Ça n'est peut-être pas par hasard si l'on trouve parmi les huit titres de chansons choisies par Félix lui-même dans Le choix de Félix Leclec dans l'oeuvre de Félix Leclerc (Les Presses Laurentiennes, 1983) La vie, La mort de l'ours, Richesses, Notre sentier, Bozo, Mouillures et Complots d'enfants :
Nous prendrons notre enfance
Un peu d'eau et de pain
Et beaucoup d'espérance
Nous sortirons pieds nus
En silence
Nous sortirons
Par l'horizon...
Chacune de ces chansons porte ce quelque chose de frais ou d'innocent, voire de mystérieux et lumineux.

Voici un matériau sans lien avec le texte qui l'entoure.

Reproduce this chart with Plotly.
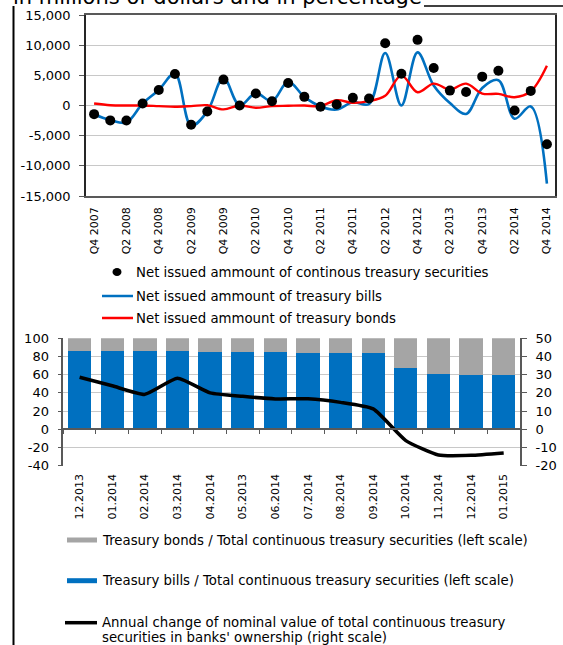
import plotly.graph_objects as go

# ---------------- data ----------------
quarters = ["Q4 2007", "Q1 2008", "Q2 2008", "Q3 2008", "Q4 2008", "Q1 2009", "Q2 2009", "Q3 2009",
            "Q4 2009", "Q1 2010", "Q2 2010", "Q3 2010", "Q4 2010", "Q1 2011", "Q2 2011", "Q3 2011",
            "Q4 2011", "Q1 2012", "Q2 2012", "Q3 2012", "Q4 2012", "Q1 2013", "Q2 2013", "Q3 2013",
            "Q4 2013", "Q1 2014", "Q2 2014", "Q3 2014", "Q4 2014"]
quarter_ticks = ["Q4 2007", "Q2 2008", "Q4 2008", "Q2 2009", "Q4 2009", "Q2 2010", "Q4 2010", "Q2 2011",
                 "Q4 2011", "Q2 2012", "Q4 2012", "Q2 2013", "Q4 2013", "Q2 2014", "Q4 2014"]
total_net = [-1430, -2470, -2500, 330, 2580, 5220, -3190, -990, 4290, 0, 1980, 710, 3740, 1430, -220,
             170, 1270, 1160, 10330, 5270, 10880, 6210, 2470, 2250, 4780, 5770, -820, 2420, -6430]
bills_net = [-1500, -2400, -2800, 330, 2580, 5300, -3350, -990, 4600, 0, 2050, 720, 3950, 1430, -150,
             -660, 550, 250, 8700, 0, 8800, 3300, 400, -1400, 2900, 4200, -2200, -150, -12950]
bonds_net = [330, 50, 0, 0, -100, -200, -100, 50, -650, 0, -380, -100, -50, 0, -100,
             880, 440, 720, 1600, 5000, 2200, 3630, 2640, 3630, 1980, 1920, 1370, 2360, 6600]
top_yvals = [15000, 10000, 5000, 0, -5000, -10000, -15000]
top_ytext = ["15,000", "10,000", "5,000", "0", "-5,000", "-10,000", "-15,000"]

months = ["12.2013", "01.2014", "02.2014", "03.2014", "04.2014", "05.2013", "06.2014", "07.2014",
          "08.2014", "09.2014", "10.2014", "11.2014", "12.2014", "01.2015"]
bills_share = [86.4, 86.4, 86.3, 85.7, 85.3, 85.0, 84.4, 83.9, 83.9, 83.9, 67.8, 60.8, 59.7, 60.0]
bonds_share = [13.6, 13.6, 13.7, 14.3, 14.7, 15.0, 15.6, 16.1, 16.1, 16.1, 32.2, 39.2, 40.3, 40.0]
annual_change = [28.6, 23.9, 19.2, 28.0, 20.0, 18.1, 16.7, 16.8, 14.8, 11.2, -6.2, -14.1, -14.3, -13.0]
left_vals = [100, 80, 60, 40, 20, 0, -20, -40]
left_text = ["100", "80", "60", "40", "20", "0", "-20", "-40"]
right_vals = [50, 40, 30, 20, 10, 0, -10, -20]
right_text = ["50", "40", "30", "20", "10", "0", "-10", "-20"]

title_text = "in millions of dollars and in percentage"
legend_top = ["Net issued ammount of continous treasury securities",
              "Net issued ammount of treasury bills",
              "Net issued ammount of treasury bonds"]
legend_bottom = ["Treasury bonds / Total continuous treasury securities (left scale)",
                 "Treasury bills / Total continuous treasury securities (left scale)",
                 "Annual change of nominal value of total continuous treasury",
                 "securities in banks' ownership (right scale)"]

# ---------------- layout helpers ----------------
W, H = 563, 645
FONT = "DejaVu Sans"
BLUE = "#0070C0"
RED = "#FF0000"
GREY = "#A5A5A5"
GRID = "#C8C8C8"
AX = "#595959"
LEG_SIZE = 13.3


def px(x):
    return x / W


def py(y):
    return 1 - y / H


# top plot box (pixels)
T_L, T_R, T_T, T_B = 86, 555, 15, 196
# bottom plot box (pixels)
B_L, B_R, B_T, B_B = 63.3, 520, 338.3, 465.7
zero_pos = py(B_B) + (py(B_T) - py(B_B)) * 40 / 140

fig = go.Figure()

# top chart
fig.add_trace(go.Scatter(x=quarters, y=bills_net, mode="lines", line=dict(color=BLUE, width=2.6, shape="spline", smoothing=1),
                         xaxis="x", yaxis="y", showlegend=False, hoverinfo="skip"))
fig.add_trace(go.Scatter(x=quarters, y=bonds_net, mode="lines", line=dict(color=RED, width=2.4, shape="spline", smoothing=1),
                         xaxis="x", yaxis="y", showlegend=False, hoverinfo="skip"))
fig.add_trace(go.Scatter(x=quarters, y=total_net, mode="markers", marker=dict(color="black", size=10),
                         xaxis="x", yaxis="y", showlegend=False, hoverinfo="skip"))

# bottom chart
fig.add_trace(go.Bar(x=months, y=bills_share, marker=dict(color=BLUE, line=dict(width=0)),
                     xaxis="x2", yaxis="y2", showlegend=False, hoverinfo="skip"))
fig.add_trace(go.Bar(x=months, y=bonds_share, marker=dict(color=GREY, line=dict(width=0)),
                     xaxis="x2", yaxis="y2", showlegend=False, hoverinfo="skip"))
fig.add_trace(go.Scatter(x=months, y=annual_change, mode="lines",
                         line=dict(color="black", width=3.5, shape="spline", smoothing=0.5),
                         xaxis="x3", yaxis="y3", showlegend=False, hoverinfo="skip"))

tickfont_y = dict(family=FONT, size=13, color="black")
tickfont_x = dict(family=FONT, size=11, color="black")

fig.update_layout(
    template="none",
    width=W, height=H, autosize=False,
    margin=dict(l=0, r=0, t=0, b=0, pad=0),
    paper_bgcolor="white", plot_bgcolor="rgba(0,0,0,0)",
    font=dict(family=FONT, size=12, color="black"),
    barmode="stack", bargap=0.285,
    showlegend=False,
    xaxis=dict(domain=[px(T_L), px(T_R)], anchor="y", type="category", categoryorder="array",
               categoryarray=quarters, range=[-0.5, len(quarters) - 0.5], automargin=False,
               tickmode="array", tickvals=quarter_ticks, ticktext=quarter_ticks,
               tickangle=-90, tickfont=tickfont_x, ticks="", showgrid=False,
               showline=True, linecolor=AX, linewidth=1.5, mirror=True, ticklabelstandoff=5,
               zeroline=False),
    yaxis=dict(domain=[py(T_B), py(T_T)], anchor="x", range=[-15000, 15000], automargin=False,
               tickmode="array", tickvals=top_yvals, ticktext=top_ytext, tickfont=tickfont_y,
               ticks="outside", ticklen=5, tickcolor=AX, showgrid=True, gridcolor=GRID, gridwidth=1,
               showline=True, linecolor="#262626", linewidth=1.5, mirror=True, zeroline=False,
               ticklabelstandoff=6),
    xaxis2=dict(domain=[px(B_L), px(B_R)], anchor="y2", type="category", categoryorder="array",
                categoryarray=months, range=[-0.5, len(months) - 0.5], automargin=False,
                tickangle=-90, tickfont=tickfont_x, ticks="", showgrid=False, showline=False,
                zeroline=False, ticklabelstandoff=5),
    yaxis2=dict(domain=[py(B_B), py(B_T)], anchor="x2", range=[-40, 100], automargin=False,
                tickmode="array", tickvals=left_vals, ticktext=left_text, tickfont=tickfont_y,
                ticks="outside", ticklen=4, tickcolor=AX, showgrid=True, gridcolor=GRID, gridwidth=1,
                showline=True, linecolor=AX, linewidth=1.5, zeroline=False, ticklabelstandoff=6),
    xaxis3=dict(domain=[px(B_L), px(B_R)], anchor="free", position=zero_pos, overlaying="x2",
                type="category", categoryorder="array", categoryarray=months, automargin=False,
                range=[-0.5, len(months) - 0.5], showticklabels=False, ticks="outside",
                tickson="boundaries", ticklen=4, tickcolor=AX, showline=True, linecolor=AX,
                linewidth=1.5, showgrid=False, zeroline=False),
    yaxis3=dict(domain=[py(B_B), py(B_T)], anchor="x2", overlaying="y2", side="right", range=[-20, 50],
                automargin=False,
                tickmode="array", tickvals=right_vals, ticktext=right_text, tickfont=tickfont_y,
                ticks="outside", ticklen=5, tickcolor=AX, showgrid=False, showline=True,
                linecolor=AX, linewidth=2, zeroline=False, ticklabelstandoff=6),
)

annotations = []
shapes = []

# partially visible title and frame
annotations.append(dict(text=title_text, xref="paper", yref="paper", x=px(11), y=py(-3.5),
                        xanchor="left", yanchor="middle", showarrow=False,
                        font=dict(family=FONT, size=21, color="black")))
shapes.append(dict(type="line", xref="paper", yref="paper", x0=px(13.5), x1=px(13.5), y0=py(6), y1=py(H + 2),
                   line=dict(color="black", width=2)))
shapes.append(dict(type="line", xref="paper", yref="paper", x0=px(424), x1=px(W + 2), y0=py(6), y1=py(6),
                   line=dict(color="black", width=1.5)))

# top legend
leg_y = [272, 296, 318]
for i, txt in enumerate(legend_top):
    annotations.append(dict(text=txt, xref="paper", yref="paper", x=px(133.5), y=py(leg_y[i]),
                            xanchor="left", yanchor="middle", showarrow=False,
                            font=dict(family=FONT, size=LEG_SIZE, color="black")))
shapes.append(dict(type="circle", xref="paper", yref="paper", x0=px(112.5), x1=px(121.5),
                   y0=py(276), y1=py(268), fillcolor="black", line=dict(width=0)))
shapes.append(dict(type="line", xref="paper", yref="paper", x0=px(102), x1=px(133), y0=py(296), y1=py(296),
                   line=dict(color=BLUE, width=2.5)))
shapes.append(dict(type="line", xref="paper", yref="paper", x0=px(102), x1=px(133), y0=py(318), y1=py(318),
                   line=dict(color=RED, width=2.5)))

# bottom legend
bot_y = [540, 580.7, 622.7, 637]
for i, txt in enumerate(legend_bottom):
    annotations.append(dict(text=txt, xref="paper", yref="paper", x=px(99.5), y=py(bot_y[i]),
                            xanchor="left", yanchor="middle", showarrow=False,
                            font=dict(family=FONT, size=LEG_SIZE, color="black")))
shapes.append(dict(type="rect", xref="paper", yref="paper", x0=px(67), x1=px(97), y0=py(542.5), y1=py(537.5),
                   fillcolor=GREY, line=dict(width=0)))
shapes.append(dict(type="rect", xref="paper", yref="paper", x0=px(67), x1=px(97), y0=py(583.2), y1=py(578.2),
                   fillcolor=BLUE, line=dict(width=0)))
shapes.append(dict(type="line", xref="paper", yref="paper", x0=px(65), x1=px(97), y0=py(622.7), y1=py(622.7),
                   line=dict(color="black", width=3.5)))

fig.update_layout(annotations=annotations, shapes=shapes)

fig.write_html("out.html", config={"displayModeBar": False},
               post_script="document.body.style.margin='0px';document.body.style.overflow='hidden';")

Il est anormal que lorsqu'on a fêté 400 ans de présence française à Québec en 2008 on ait complètement négligé de souligner les vingt ans de la mort de Félix Leclerc. Aujourd'hui Leonard Cohen a sa murale à Montréal et c'est très bien (j'ai pratiquement tous ses disques), pourquoi alors Félix Leclerc n'en a-t-il pas une ? Ah oui, j'oublias, la huitième chanson, choisie par Félix, s'intitule L'alouette en colère.